Communicating what’s changing and why is not enough. Leaders must commit emotionally, embrace and live the change, taking an active role in shaping and consistently role modelling the future behaviours and mindsets that are needed for success.

It’s essential to engage and align leaders early in the transformation journey – Being clear on their purpose and building collective accountability for leading and delivering change through teams, underpinned with an enabling team structure. The team’s purpose is not the same as the organisation’s strategy; although the team’s purpose might be to deliver that organisations strategy. In our experience, this is about understanding and analysing the constructs, constraints, and demographics of the leadership team, helping them embrace their strengths and address barriers that will hinder transformation efforts. It’s not often a comfortable experience but getting this right at the beginning pays dividends later (going slow to go fast).

Followers directly contribute to approximately 80% of organisational success, whereas leaders may contribute to only 20% of such success (Kelley, 1992). Effective leadership teams recognise the power of followership in delivering transformation and motivate it by engaging and inspiring their teams through a compelling vision. This sets clear goals, shapes the path, makes sure everyone understands what success looks and feels like, and ensures their teams have the tools, resources and support they need to deliver performance and fulfil their potential. Being vocal with your broader team matters – frequency and consistency of messaging will maintain confidence and momentum.

We work with leaders to define, build, and activate the right environment and ways of working that will optimise their ability to lead large-scale transformations that deliver value and impact. We co-create immersive experiences and develop bespoke coaching, mentoring, and learning resources aligned to future behaviours, mindsets and the context of the transformation – accelerating leadership readiness through knowledge sharing, constructive challenge and real-case scenarios that develop new skills, behaviours, and ways of thinking


To create momentum, mobilise the right teams, and build enduring impact from a transformation, there are two requirements:

1. Building an organisational culture to enable transformation success 

"Organisations with a strong culture witness up to 85% increase in net profit and 50% increase in employee engagement scores."

Gallup, 2022

Human dynamics are what makes a ‘high performing team’..  Without engagement from employees, organisational transformation is near impossible. A healthy organisational culture, with high levels of engagement and trust must be the foundation - this creates an environment for growth, enables resilience and agility in the face of change, and means more work can get done.  A critical mistake organisations often make during transformations is to underplay the role of culture or to only focus on the superficial ‘visible’ elements of culture – eg posters stating the organisational values, a website that communicates the focus on customers, or the strategy document that talks about valuing people. However, the what really makes the difference is how people perceive the culture - the beliefs and mindsets that define the way they behave and experience the organisation – and how leaders build and maintain trust throughout the journey. A culture of trust can manifest itself on many levels, but consistently a team should portray:

  • Vulnerability – With team members having the confidence to ask for support.
  • Constructive conflict – Promotion of healthy debate and challenge, yet recognised with a positive intent that drives towards making robust decisions.
  • Loyalty – Acting as a united front to internal and external stakeholders.

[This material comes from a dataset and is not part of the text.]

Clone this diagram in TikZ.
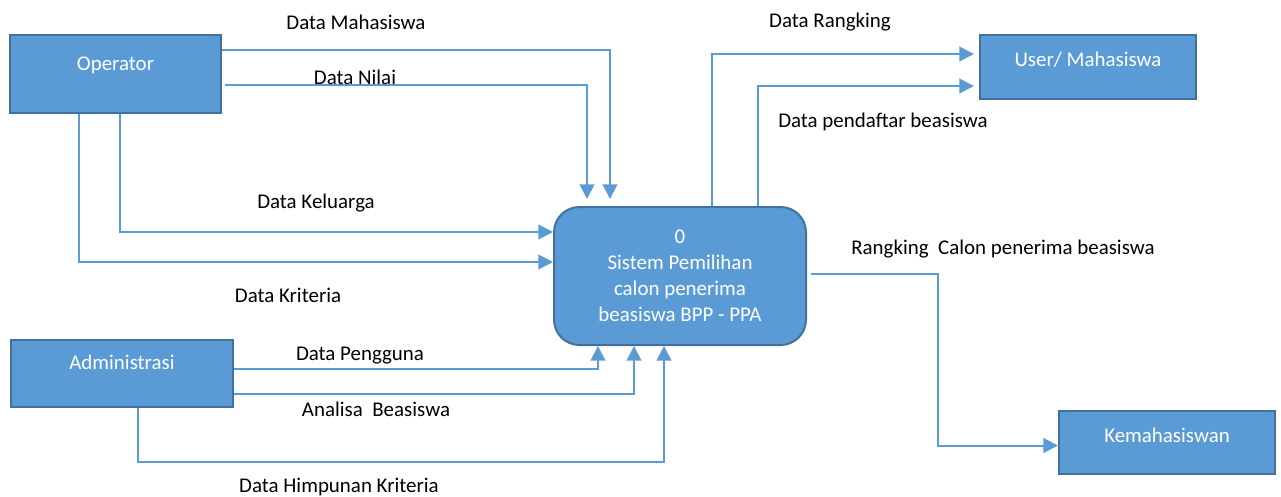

It's hard to justify investing in something that seems invisible but forming a solid understanding of your organisation’s perceived culture and taking time to define the change required to achieve the transformation objectives serves as both a starting point for supporting success and a general health check to guide where cultural investments need to be made.

Baringa’s approach to introducing and embedding a new culture involves a five-step process:

  1. Define the transformation goal and cultural requirements to enable it – uniting leaders around a common vision and understanding what culture, mindsets and behaviours are required to get there
  2. Get a clear idea of where you are today – what are the mindsets and behaviours that define the existing culture and what is the gap between them and those defined in step 1?
  3. Understand your existing cultural ‘promoters’ – you will uncover some mindsets and behaviours that are likely to promote your desired culture and some which could detract from it. Capitalising on those ‘promoters’ is a great way to ensure consistency and build trust as you’re going through a transformation.
  4. Co-create the full set of behaviours and mindsets required to drive the change with employees and build a picture of the target culture required to achieve the transformation goals.
  5. Design a culture activation roadmap which enables the realization of the new target culture, aligning your visible and hidden cultural levers to create a congruent system.  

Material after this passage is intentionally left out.